La muerte, sin ir más lejos, enseña mucho. A su padre,
cuando muere la abuela (su madre) le da por quedarse a velarla por la noche:
“Se había olvidado de que éramos ateos de la pena y de los nervios”. Queda
meridianamente claro que el abandono de la religión no es fruto de una
reflexión consciente, sino de una vida que fue poco a poco abandonando la
práctica religiosa. Es fácil ver, para quien piense con serenidad, que la
religión cristiana es mucho más racional que las chatas ideologías que tratan
de imponer hogaño.
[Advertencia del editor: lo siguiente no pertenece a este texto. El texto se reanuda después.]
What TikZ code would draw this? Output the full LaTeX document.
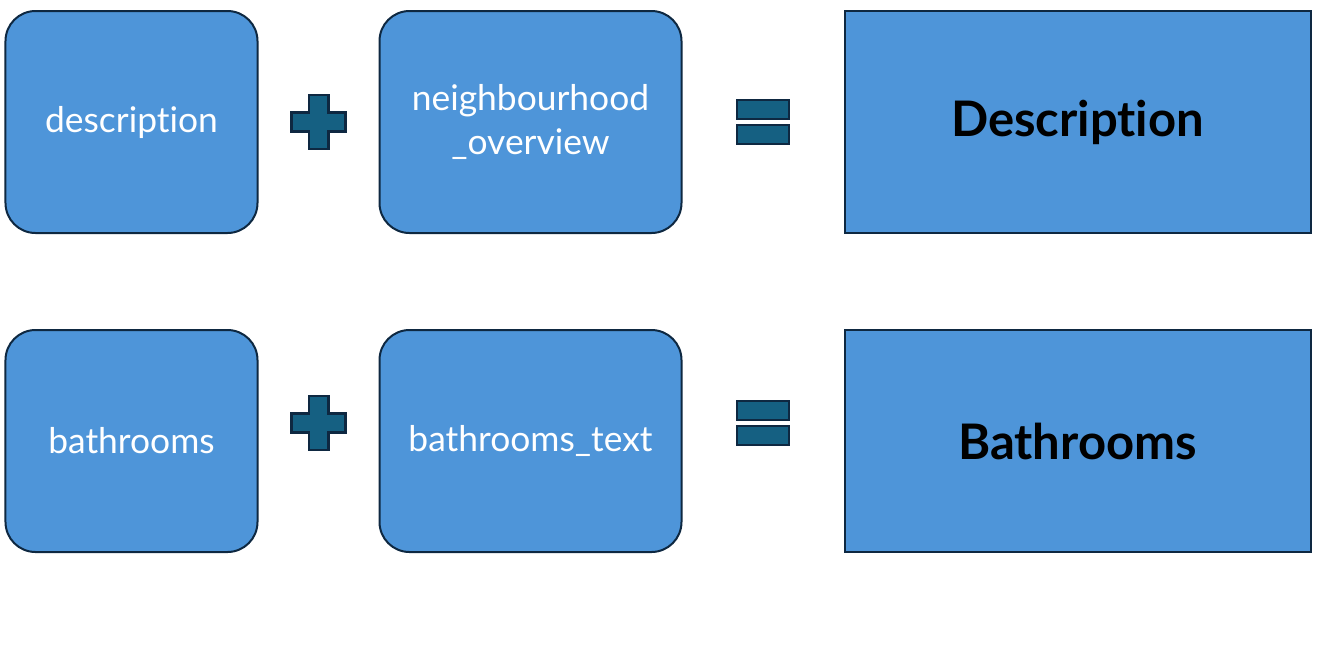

Lo mejor del libro, de hecho, es esa apuesta por la familia
y por la diversidad entre hombre y mujer que está en su base:
…que nuestros padres no podrían ser jamás llamados hombres
deconstruidos, pero que cocinaban y limpiaban y trabajaban y cuidaban más y
mejor y tenían las cosas más claras que los niños disgenésicos que salían en el
Tinder.
Y alguna otra perla que traeré en días sucesivos. Por
cierto, algo que me incomodó un tanto fue comprobar que cuando se refería a “sus
padres” se trataba de mi generación, porque inconscientemente tendía yo a
pensar en los míos, cuya generación es ya la de los abuelos de ella. En fin. No
me resisto tampoco a reproducir este diagnóstico inmisericorde:
…un mundo que se parece cada vez más a una competición de plañideras.